Bonjour le modèle Allemand qui possède les plus gros secteurs à bas salaires en Europe : 22 % des actifs gagnent moins de 10.5 € de l’heure (contre 8.8 % actuellement en France). Eh oui, le modèle Allemand qu’on met en exemple est aussi une trappe à travailleurs et retraités pauvres.
Ce sera une réalité après la réforme du code du travail en France qui ne prévoit rien de bon pour l’avenir des contrats de travail et les rémunérations, mais qui va instituer une précarité encore plus grande.
Bonjour les mini jobs, les contrats à temps partiel et autres CDI de projets qui vont impacter lourdement les pensions si d’aventure le salarié soumis à ce régime se hasardait à demander à partir en retraite à 62 ans. Il faudra donc continuer à bosser à temps partiel et à pas cher si on veut pouvoir subvenir à ses besoins : une aubaine pour les entreprises et autres exploiteurs.

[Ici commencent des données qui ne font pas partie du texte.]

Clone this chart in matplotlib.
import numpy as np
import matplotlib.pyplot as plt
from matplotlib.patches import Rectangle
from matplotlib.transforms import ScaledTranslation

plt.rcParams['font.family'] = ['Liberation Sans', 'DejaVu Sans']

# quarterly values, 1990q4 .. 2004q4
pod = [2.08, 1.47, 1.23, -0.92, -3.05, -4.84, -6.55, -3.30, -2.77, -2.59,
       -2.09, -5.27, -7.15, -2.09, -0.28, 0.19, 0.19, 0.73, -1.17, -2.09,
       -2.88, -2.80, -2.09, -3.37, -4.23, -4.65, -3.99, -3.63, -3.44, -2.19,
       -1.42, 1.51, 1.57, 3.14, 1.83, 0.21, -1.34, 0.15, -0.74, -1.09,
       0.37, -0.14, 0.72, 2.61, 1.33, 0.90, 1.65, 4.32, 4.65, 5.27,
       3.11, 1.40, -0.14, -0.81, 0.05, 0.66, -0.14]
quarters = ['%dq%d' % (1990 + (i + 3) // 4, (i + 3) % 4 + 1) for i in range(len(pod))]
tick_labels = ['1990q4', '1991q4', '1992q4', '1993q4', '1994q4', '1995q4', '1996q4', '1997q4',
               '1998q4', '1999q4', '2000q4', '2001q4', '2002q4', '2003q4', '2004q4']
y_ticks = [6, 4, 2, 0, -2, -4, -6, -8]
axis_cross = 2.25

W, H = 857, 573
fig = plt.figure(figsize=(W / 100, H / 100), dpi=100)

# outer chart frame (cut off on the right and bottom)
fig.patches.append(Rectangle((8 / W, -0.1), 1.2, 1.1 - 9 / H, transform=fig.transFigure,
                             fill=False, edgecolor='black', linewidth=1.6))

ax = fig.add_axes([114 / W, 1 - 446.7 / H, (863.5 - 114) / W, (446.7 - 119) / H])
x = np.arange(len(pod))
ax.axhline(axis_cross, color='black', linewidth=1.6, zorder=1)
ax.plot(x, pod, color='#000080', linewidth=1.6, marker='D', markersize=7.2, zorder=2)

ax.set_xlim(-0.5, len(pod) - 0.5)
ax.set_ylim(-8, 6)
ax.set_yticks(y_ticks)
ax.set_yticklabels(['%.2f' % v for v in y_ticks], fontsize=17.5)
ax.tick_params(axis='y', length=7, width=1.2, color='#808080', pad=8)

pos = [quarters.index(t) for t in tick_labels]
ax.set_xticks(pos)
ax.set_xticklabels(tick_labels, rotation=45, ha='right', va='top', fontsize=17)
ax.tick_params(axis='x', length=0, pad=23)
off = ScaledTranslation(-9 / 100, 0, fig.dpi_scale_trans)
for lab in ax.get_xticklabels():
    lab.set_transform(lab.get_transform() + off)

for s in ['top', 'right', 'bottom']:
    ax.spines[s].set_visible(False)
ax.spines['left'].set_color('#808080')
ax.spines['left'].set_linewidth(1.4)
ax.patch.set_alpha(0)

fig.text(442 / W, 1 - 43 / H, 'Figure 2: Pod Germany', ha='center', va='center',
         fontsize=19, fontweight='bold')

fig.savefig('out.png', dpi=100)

Pas besoin d’agiter le chiffon rouge du départ en retraite à 65 ans, cela se fera de manière naturelle.
Une espérance de vie qui va se dégrader
On sait déjà que les salariés exposés à la pénibilité des conditions de travail ont une espérance de vie moins grande que les cadres et dirigeants. Cela ne s’améliorera pas, d’autant que les facteurs environnementaux (pollution industrielle et agricole) se cumuleront avec des liquidations de pensions plus tardives et un temps passé au travail plus long. La régression du compte pénibilité fait partie de l’objectif global.

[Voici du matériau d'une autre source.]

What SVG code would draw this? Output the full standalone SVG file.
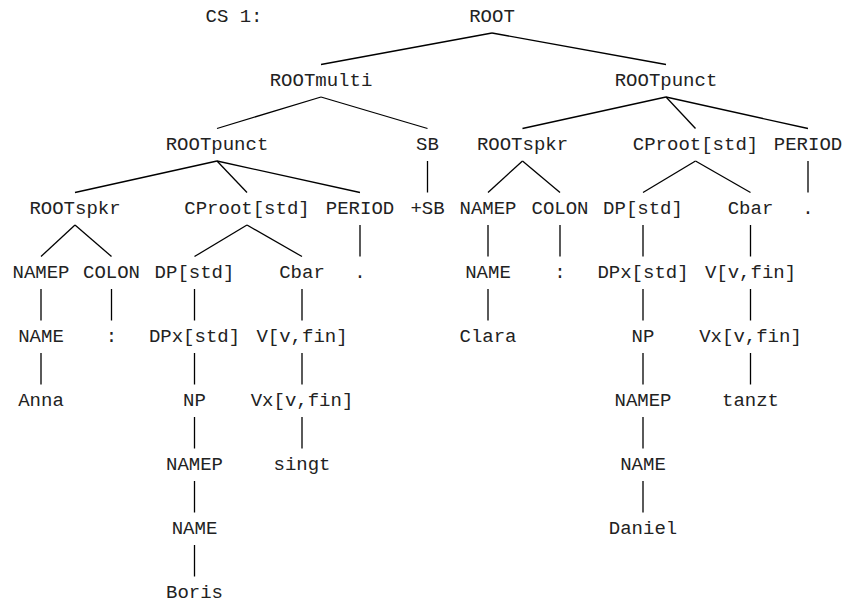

La solidarité des enfants, (du fait de la précarisation de leurs emplois et de la pression sur les salaires), en direction de leurs parents âgés, deviendra plus rare et peut-être leur faudra-t-il emprunter pour les placer en structure d’accueil s’ils vivent trop vieux.
Dans vingt-cinq ans les statistiques de l’INSEE (si on ne casse pas le thermomètre), nous montrerons cette baisse de l’espérance de vie dans les catégories les plus faibles (qu’on ne décryptera pas outre mesure) et « en même temps » la bonne santé retrouvée du système de retraite (grâce au « courage politique », bien évidemment). Parallèlement on constatera que la part des revenus salariaux et des pensions dans l’économie se sera encore dégradée contrairement aux profits des entreprises et des banques.

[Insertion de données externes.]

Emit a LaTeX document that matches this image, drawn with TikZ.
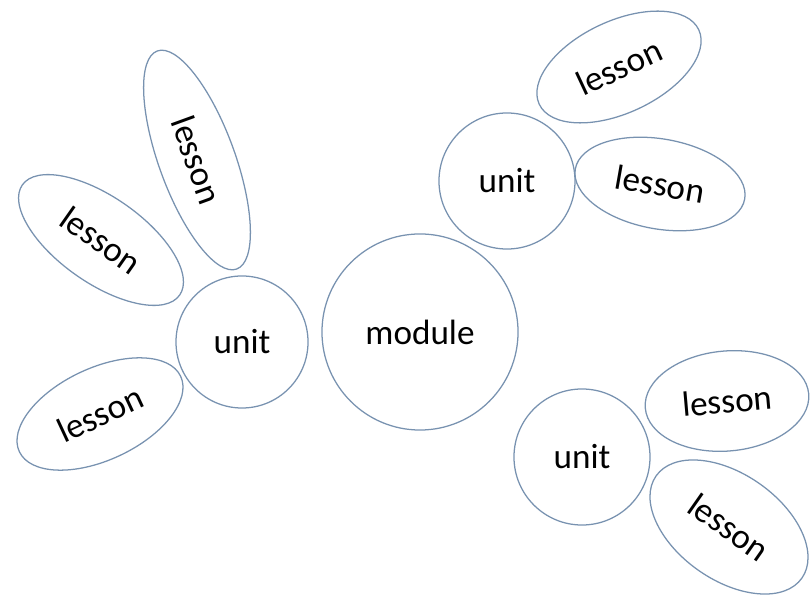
\documentclass[tikz,border=0pt]{standalone}
\usepackage{fontspec}
\setmainfont{Carlito}
\usepackage{tikz}
\usepackage{xcolor}
\usetikzlibrary{shapes}
\usetikzlibrary{positioning, fit, arrows.meta}

\definecolor{rim}{RGB}{120,146,176}

\begin{document}
\begin{tikzpicture}[x=0.025cm, y=-0.025cm,
                    unit/.style={circle, draw=rim, line width=0.9pt, inner sep=0pt, font=\fontsize{25}{30}\selectfont},
                    lesson/.style={ellipse, draw=rim, line width=0.9pt, inner sep=0pt, font=\fontsize{25}{30}\selectfont}]
                    \useasboundingbox (0,0) rectangle (810,596);
                    \node [unit, minimum size=4.9cm] (m) at (420,332) {module};
                    % top right branch
                    \node [unit, minimum size=3.4cm] (u1) at (507,181) {unit};
                    \node [lesson, rotate=25, minimum width=4.4cm, minimum height=2.3cm] (a1) at (619,67) {lesson};
                    \node [lesson, rotate=-10, minimum width=4.3cm, minimum height=2.25cm] (a2) at (660,184) {lesson};
                    % left branch
                    \node [unit, minimum size=3.3cm] (u2) at (242,342) {unit};
                    \node [lesson, rotate=-70, minimum width=5.8cm, minimum height=1.9cm] (b1) at (197,160) {lesson};
                    \node [lesson, rotate=-35, minimum width=4.8cm, minimum height=2.15cm] (b2) at (101,240) {lesson};
                    \node [lesson, rotate=25, minimum width=4.45cm, minimum height=2.3cm] (b3) at (100,414) {lesson};
                    % bottom right branch
                    \node [unit, minimum size=3.4cm] (u3) at (582,457) {unit};
                    \node [lesson, rotate=5, minimum width=4.1cm, minimum height=2.5cm] (c1) at (727,401) {lesson};
                    \node [lesson, rotate=-35, minimum width=4.45cm, minimum height=2.65cm] (c2) at (729,527) {lesson};
                \end{tikzpicture}
\end{document}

La fin de « l’économie grise »
Souvenez-vous, c’était il n’y a pas si longtemps, les économistes et les politiques qui les suivent aveuglement nous prédisaient de formidables opportunités dans le secteur de l’accompagnement des personnes âgées, de leurs loisirs, de leurs investissements, qui allaient créer des richesses et des emplois à la pelle.
Les investisseurs qui sont tombés dans le panneau vont devoir revoir leur business plan à la baisse. Fini le boom des camping-cars et des résidences services (qui seront réservées à l’élite).
Il faudra également réduire la toile sur l’aide intergénérationnelle (garde des petits-enfants et financement de leurs études, coup de pouce financier aux enfants touchés par le chômage,…) et sur l’investissement des seniors dans le bénévolat associatif.
L’âge d’or des retraités, si tant est qu’il ait existé, est bien fini. Macron et les forces libérales qui le poussent en ont décidé ainsi.